Don’t Believe Everything You Read

The important thing to realize about a crypto portfolio valuation is that rather than it being a true reflection of the value of your investments, it is in fact a representation of the value of those investments if you sold them all now at the current price. This notion suddenly makes your portfolio’s value a little more shaky, and it gets worse when you are dealing with low liquidity coins – you know, the ones that do 10x in a couple of days and convince you that you’re about to pay off the car.

We can use FYI as a perfect example of this. If you had bought 100 YFI tokens at $200 each when it first launched on Uniswap, you would have seen your $20,000 investment balloon to $3.9 million last weekend. Quite rightly, this is enough for anyone to crack open the champagne – after all you’re a millionaire, right? Wrong.

Don’t Forget the Liquidity

As we have established, the value of an investment in your crypto portfolio is a fictional valuation and only refers to what you would get if you were to sell all your tokens at that price. It doesn’t take into account how your holding compares to the liquidity on exchanges, or whether the desire is there for buyers to even take them off you.

If you had sent your 100 tokens to Binance, where the highest volume was to be found, ready to sell, you would have been horrified to see that, at best, you would have been able to sell 0.2 of a single YFI at the current price. If you were to try and market sell your 100 YFI tokens you would have crashed the price massively, ending up with a hugely reduced profit compared to what your crypto portfolio app told you you were going to get.

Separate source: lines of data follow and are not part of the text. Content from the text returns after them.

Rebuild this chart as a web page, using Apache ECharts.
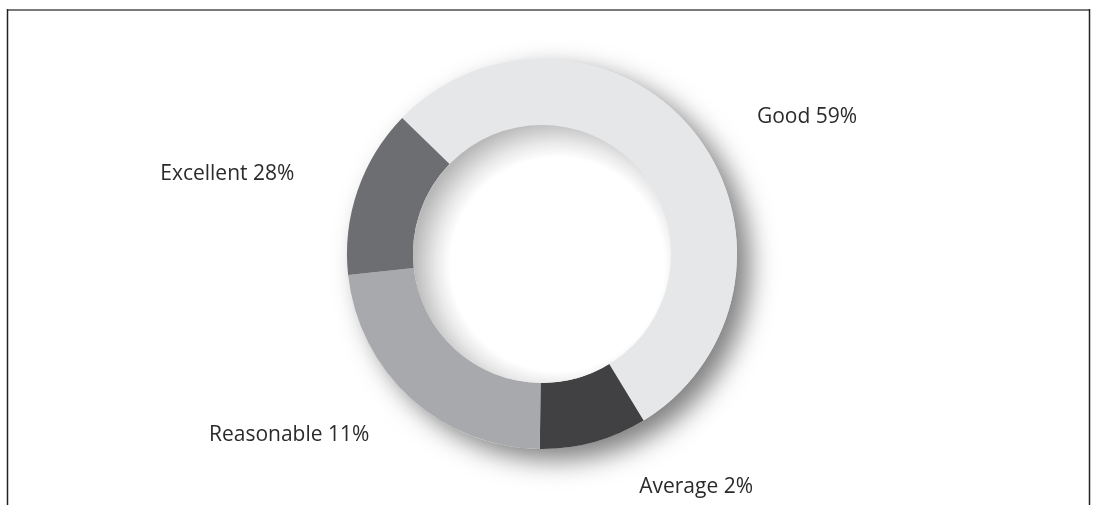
<!DOCTYPE html>
<html>
<head>
<meta charset="utf-8">
<script src="https://cdn.jsdelivr.net/npm/echarts@6/dist/echarts.min.js"></script>
<style>
html,body{margin:0;padding:0;background:#fff;}
#chart{width:1093px;height:505px;}
</style>
</head>
<body>
<div id="chart"></div>
<script>
// Categories in clockwise drawing order (starting at upper-left, going clockwise)
var categories = ['Good', 'Average', 'Reasonable', 'Excellent'];
// Slice sizes as drawn in the picture (share of the ring, in %)
var sliceValues = [54.0, 8.9, 23.1, 14.0];
// Percentages printed on the labels
var labelPercents = [59, 2, 11, 28];
var sliceColors = ['#e6e7e8', '#414042', '#a7a9ac', '#6d6e71'];
// label leader geometry (line hidden) per slice
var labelLen1 = [25, 47, 50, 50];
var labelLen2 = [38, 28, 3, 11];

var center = [542, 254];
var rInner = 129, rOuter = 195;

var chart = echarts.init(document.getElementById('chart'), null, {renderer: 'canvas'});

var data = categories.map(function (c, i) {
  return {
    name: c,
    value: sliceValues[i],
    itemStyle: {color: sliceColors[i]},
    labelLine: {show: false, length: labelLen1[i], length2: labelLen2[i]}
  };
});

var option = {
  animation: false,
  backgroundColor: '#ffffff',
  graphic: [
    {type: 'line', shape: {x1: 7, y1: 10, x2: 1090, y2: 10}, style: {stroke: '#7a7a7a', lineWidth: 2}},
    {type: 'line', shape: {x1: 7.5, y1: 9, x2: 7.5, y2: 505}, style: {stroke: '#222', lineWidth: 1.5}},
    {type: 'line', shape: {x1: 1089.5, y1: 9, x2: 1089.5, y2: 505}, style: {stroke: '#222', lineWidth: 1.5}}
  ],
  series: [
    {
      // shadow-casting base ring
      type: 'pie',
      silent: true,
      z: 1,
      center: center,
      radius: [0, rOuter],
      label: {show: false},
      labelLine: {show: false},
      itemStyle: {
        color: '#e6e7e8',
        shadowColor: 'rgba(0,0,0,0.5)',
        shadowBlur: 26,
        shadowOffsetX: 13,
        shadowOffsetY: 11
      },
      data: [{value: 1}]
    },
    {
      type: 'pie',
      z: 2,
      center: center,
      radius: [rInner, rOuter],
      startAngle: 135.8,
      clockwise: true,
      avoidLabelOverlap: false,
      itemStyle: {borderWidth: 0},
      emphasis: {disabled: true},
      label: {
        show: true,
        position: 'outside',
        alignTo: 'none',
        distanceToLabelLine: 5,
        fontFamily: 'Open Sans',
        fontSize: 21,
        color: '#2b2b2b',
        formatter: function (p) {
          return p.name + ' ' + labelPercents[p.dataIndex] + '%';
        }
      },
      data: data
    },
    {
      // inner hole with bevel-like gradient
      type: 'pie',
      silent: true,
      z: 3,
      center: center,
      radius: [0, rInner],
      label: {show: false},
      labelLine: {show: false},
      itemStyle: {
        color: {
          type: 'radial', x: 0.56, y: 0.54, r: 0.56,
          colorStops: [
            {offset: 0, color: '#ffffff'},
            {offset: 0.74, color: '#ffffff'},
            {offset: 0.84, color: '#e9e9e9'},
            {offset: 1, color: '#b9b9b9'}
          ]
        }
      },
      data: [{value: 1}]
    }
  ]
};
chart.setOption(option);
</script>
</body>
</html>
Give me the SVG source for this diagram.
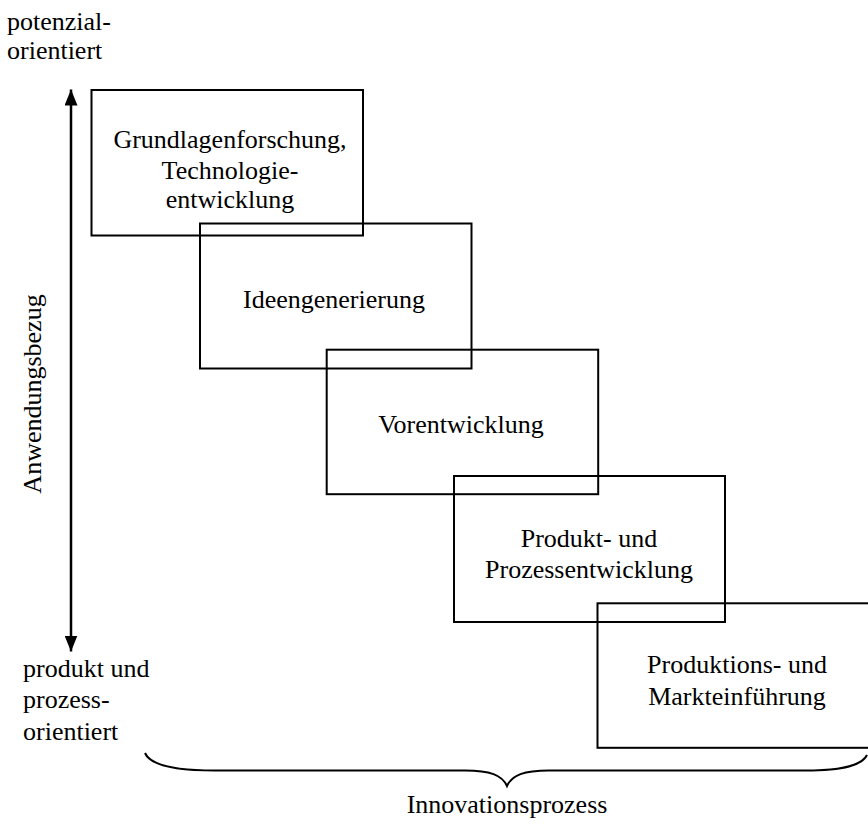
<svg xmlns="http://www.w3.org/2000/svg" width="868" height="824" viewBox="0 0 868 824">
  <style>
    text { font-family: "Liberation Serif", "Times New Roman", serif; font-size: 26px; fill: #000; }
    .c { text-anchor: middle; }
    .box { fill: none; stroke: #000; stroke-width: 2; }
    .line { fill: none; stroke: #000; stroke-width: 2.5; }
    .brace { fill: none; stroke: #000; stroke-width: 2; }
  </style>
  <defs>
    <marker id="head" viewBox="0 0 16 13" refX="16" refY="6.5" markerWidth="16" markerHeight="13" markerUnits="userSpaceOnUse" orient="auto-start-reverse">
      <path d="M0,0 L16,6.5 L0,13 Z" fill="#000"/>
    </marker>
  </defs>
  <rect width="868" height="824" fill="#fff"/>

  <!-- axis labels -->
  <g id="label-top">
    <text x="7" y="30">potenzial-</text>
    <text x="7" y="59">orientiert</text>
  </g>
  <g id="label-bottom">
    <text x="23" y="677">produkt und</text>
    <text x="23" y="708">prozess-</text>
    <text x="23" y="740">orientiert</text>
  </g>
  <g id="label-axis">
    <text class="c" transform="translate(41,394) rotate(-90)">Anwendungsbezug</text>
  </g>

  <!-- phase boxes, stepping down to the right -->
  <g id="phase-1">
    <rect class="box" x="91.5" y="90" width="271.5" height="145.5"/>
    <text class="c" x="230" y="148">Grundlagenforschung,</text>
    <text class="c" x="230" y="179">Technologie-</text>
    <text class="c" x="230" y="208">entwicklung</text>
  </g>
  <g id="phase-2">
    <rect class="box" x="200" y="223.5" width="271.5" height="145"/>
    <text class="c" x="334" y="307.5">Ideengenerierung</text>
  </g>
  <g id="phase-3">
    <rect class="box" x="326.7" y="349.7" width="271.5" height="144.5"/>
    <text class="c" x="461" y="433">Vorentwicklung</text>
  </g>
  <g id="phase-4">
    <rect class="box" x="454" y="476" width="271" height="146"/>
    <text class="c" x="589" y="547">Produkt- und</text>
    <text class="c" x="589" y="578">Prozessentwicklung</text>
  </g>
  <g id="phase-5">
    <rect class="box" x="597.5" y="603.3" width="272" height="144.5"/>
    <text class="c" x="737" y="673">Produktions- und</text>
    <text class="c" x="737" y="705">Markteinführung</text>
  </g>

  <!-- connectors: vertical axis arrow and the process brace -->
  <g id="connectors">
    <line class="line" x1="71" y1="89.5" x2="71" y2="651.5" marker-start="url(#head)" marker-end="url(#head)"/>
    <path class="brace" d="M145,753 C150,765 175,770.5 215,770.5 L465,770.5 C490,770.5 502,775 507,786 C512,775 524,770.5 549,770.5 L805,770.5 C845,770.5 862,765 867,755"/>
  </g>

  <g id="label-process">
    <text class="c" x="507" y="813">Innovationsprozess</text>
  </g>
</svg>
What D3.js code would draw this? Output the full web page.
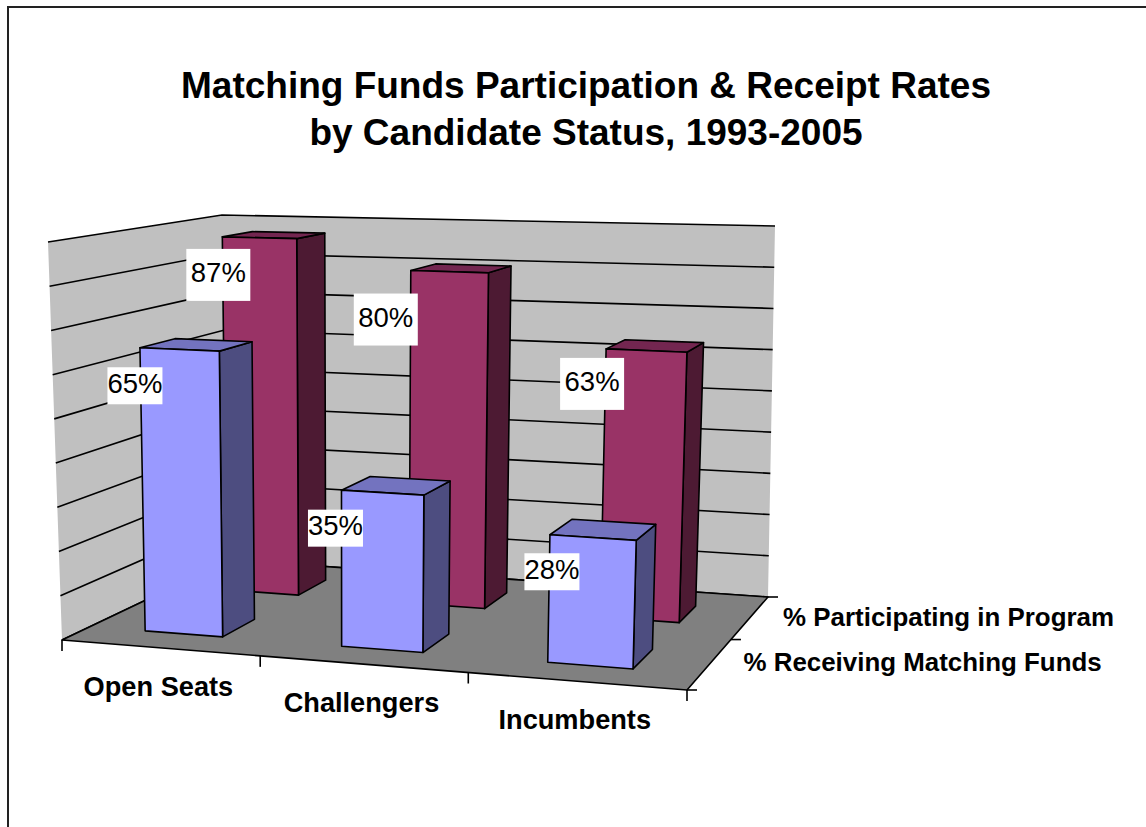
<!DOCTYPE html>
<meta charset="utf-8">
<script src="https://d3js.org/d3.v7.min.js"></script>
<style>
  body { margin: 0; background: #fff; }
  text { font-family: "Liberation Sans", Arial, sans-serif; fill: #000; }
</style>
<div id="chart"></div>
<script>
  // chart values
  const titleLines = ["Matching Funds Participation & Receipt Rates", "by Candidate Status, 1993-2005"];
  const categories = ["Open Seats", "Challengers", "Incumbents"];
  const seriesNames = ["% Receiving Matching Funds", "% Participating in Program"];
  const receiving = [65, 35, 28];
  const participating = [87, 80, 63];
  const valueTicks = [0, 10, 20, 30, 40, 50, 60, 70, 80, 90];

  const width = 1146, height = 827;

  // the box the 3d plot sits in, as seen on screen
  const floorCorners = [[62, 640], [687, 690], [768, 597], [230, 560]];
  const topCorners = [[48, 242], [699, 266], [775, 226], [222, 215]];
  // where the bars' upright edges would meet
  const vanish = [354, 12000];

  const colors = {
    wall: "#c0c0c0", floor: "#808080",
    front: ["#9999ff", "#993366"],
    side: ["#4d4d80", "#4d1a33"],
    top: ["#7373bf", "#732650"]
  };

  // label box nudges from the bar's front top left corner
  const boxNudge = [
    [[-5, 38], [-6, 38], [2, 37]],
    [[-4, 38], [-25, 49], [-14, 35]]
  ];

  const svg = d3.select("#chart").append("svg")
    .attr("width", width)
    .attr("height", height);

  // scales, all into the unit cube
  const xBand = d3.scaleBand().domain(categories).range([-0.004, 0.996]).paddingInner(0.6).paddingOuter(0.3);
  const zBand = d3.scaleBand().domain(seriesNames).range([0, 0.98]).paddingInner(0.6).paddingOuter(0.3);
  const yScale = d3.scaleLinear().domain([0, 90]).range([0, 1]);

  // maps the unit square onto a four sided shape
  function homography(c) {
    const [A, B, C, D] = c;
    const dx1 = B[0] - C[0], dx2 = D[0] - C[0], sx = A[0] - B[0] + C[0] - D[0];
    const dy1 = B[1] - C[1], dy2 = D[1] - C[1], sy = A[1] - B[1] + C[1] - D[1];
    const den = dx1 * dy2 - dx2 * dy1;
    const g = (sx * dy2 - dx2 * sy) / den;
    const h = (dx1 * sy - sx * dy1) / den;
    const a = B[0] - A[0] + g * B[0], b = D[0] - A[0] + h * D[0];
    const d = B[1] - A[1] + g * B[1], e = D[1] - A[1] + h * D[1];
    return function(u, v) {
      const w = g * u + h * v + 1;
      return [(a * u + b * v + A[0]) / w, (d * u + e * v + A[1]) / w];
    };
  }
  const floorMap = homography(floorCorners);
  const topMap = homography(topCorners);

  // walls and gridlines run between the box corners
  function project(u, v, t) {
    const p = floorMap(u, v), q = topMap(u, v);
    return [p[0] + (q[0] - p[0]) * t, p[1] + (q[1] - p[1]) * t];
  }

  // bars go straight up from the floor, leaning away from the vanishing point
  function barPoint(u, v, t) {
    const p = floorMap(u, v), q = topMap(u, v);
    const y = p[1] + (q[1] - p[1]) * t;
    const lean = (p[0] - vanish[0]) / (vanish[1] - p[1]);
    return [p[0] + lean * (p[1] - y), y];
  }

  const poly = d3.line().curve(d3.curveLinearClosed);
  const seg = d3.line();

  function face(pts, fill) {
    svg.append("path")
      .attr("d", poly(pts))
      .attr("fill", fill)
      .attr("stroke", "#000")
      .attr("stroke-width", 1.6)
      .attr("stroke-linejoin", "round");
  }

  // outer frame
  svg.append("path")
    .attr("d", seg([[8, height], [8, 7], [width, 7]]))
    .attr("fill", "none")
    .attr("stroke", "#222")
    .attr("stroke-width", 2);

  // walls
  svg.append("path")
    .attr("d", poly([project(0, 0, 0), project(0, 1, 0), project(1, 1, 0), project(1, 1, 1), project(0, 1, 1), project(0, 0, 1)]))
    .attr("fill", colors.wall);

  // gridlines
  valueTicks.forEach(function(tick) {
    const t = yScale(tick);
    svg.append("path")
      .attr("d", seg([project(0, 0, t), project(0, 1, t), project(1, 1, t)]))
      .attr("fill", "none")
      .attr("stroke", "#000")
      .attr("stroke-width", 1.6);
  });

  // floor
  face([project(0, 0, 0), project(1, 0, 0), project(1, 1, 0), project(0, 1, 0)], colors.floor);

  // category ticks along the front edge
  d3.range(categories.length + 1).forEach(function(i) {
    const p = project(i / categories.length, 0, 0);
    svg.append("path")
      .attr("d", seg([p, [p[0], p[1] + 11]]))
      .attr("stroke", "#000")
      .attr("stroke-width", 1.6);
  });

  // series ticks along the right edge
  d3.range(seriesNames.length + 1).forEach(function(i) {
    const p = project(1, i / seriesNames.length, 0);
    svg.append("path")
      .attr("d", seg([p, [p[0] + 10, p[1]]]))
      .attr("stroke", "#000")
      .attr("stroke-width", 1.6);
  });

  // bars, back row first
  const rows = [receiving, participating];
  [1, 0].forEach(function(r) {
    const z0 = zBand(seriesNames[r]), z1 = z0 + zBand.bandwidth();
    categories.forEach(function(cat, i) {
      const x0 = xBand(cat), x1 = x0 + xBand.bandwidth();
      const t = yScale(rows[r][i]);
      face([barPoint(x1, z0, 0), barPoint(x1, z1, 0), barPoint(x1, z1, t), barPoint(x1, z0, t)], colors.side[r]);
      face([barPoint(x0, z0, t), barPoint(x1, z0, t), barPoint(x1, z1, t), barPoint(x0, z1, t)], colors.top[r]);
      face([barPoint(x0, z0, 0), barPoint(x1, z0, 0), barPoint(x1, z0, t), barPoint(x0, z0, t)], colors.front[r]);
    });
  });

  // data labels on white boxes
  [1, 0].forEach(function(r) {
    const boxW = r ? 64 : 55, boxH = r ? 52 : 37;
    categories.forEach(function(cat, i) {
      const p = barPoint(xBand(cat), zBand(seriesNames[r]), yScale(rows[r][i]));
      const cx = p[0] + boxNudge[r][i][0], cy = p[1] + boxNudge[r][i][1];
      svg.append("rect")
        .attr("x", cx - boxW / 2)
        .attr("y", cy - boxH / 2)
        .attr("width", boxW)
        .attr("height", boxH)
        .attr("fill", "#fff");
      svg.append("text")
        .attr("x", cx)
        .attr("y", cy + 7)
        .attr("text-anchor", "middle")
        .attr("font-size", 27.5)
        .text(rows[r][i] + "%");
    });
  });

  // category labels
  categories.forEach(function(cat) {
    const p = project((categories.indexOf(cat) + 0.5) / categories.length, 0, 0);
    svg.append("text")
      .attr("x", p[0] - 1.5)
      .attr("y", p[1] + 48)
      .attr("text-anchor", "middle")
      .attr("font-size", 27.2)
      .attr("font-weight", "bold")
      .text(cat);
  });

  // series labels
  seriesNames.forEach(function(name) {
    const p = project(1, zBand(name) + zBand.bandwidth() / 2, 0);
    svg.append("text")
      .attr("x", p[0] + 34)
      .attr("y", p[1] + 7)
      .attr("font-size", 25.9)
      .attr("font-weight", "bold")
      .text(name);
  });

  // title
  svg.selectAll(".title")
    .data(titleLines)
    .join("text")
    .attr("class", "title")
    .attr("x", 586)
    .attr("y", function(d, i) { return 98 + i * 47; })
    .attr("text-anchor", "middle")
    .attr("font-size", 37)
    .attr("font-weight", "bold")
    .text(function(d) { return d; });
</script>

It is vital therefore to factor liquidity into the mix – if your coin is a Uniswap gem then the chances are you are going to have to scale out slowly to get anything like what your crypto portfolio app tells you it’s worth. With something like Bitcoin on the other hand you can be sure that you will get what your crypto portfolio app says your holding is worth.

Crypto Portfolio Apps Have Their Place

The key with crypto portfolio apps is to remember that what they tell you your investment is worth is not the value of your investment right now but instead is the potential valuation if you are able to sell all your tokens at that price. The more liquid your coin, the more chance you have of meeting your portfolio’s valuation.

Crypto portfolio apps are useful guides as to what your crypto holdings are doing, but they should be used as a guide of informing you when your sell targets have been met and not as a measure of how rich you are.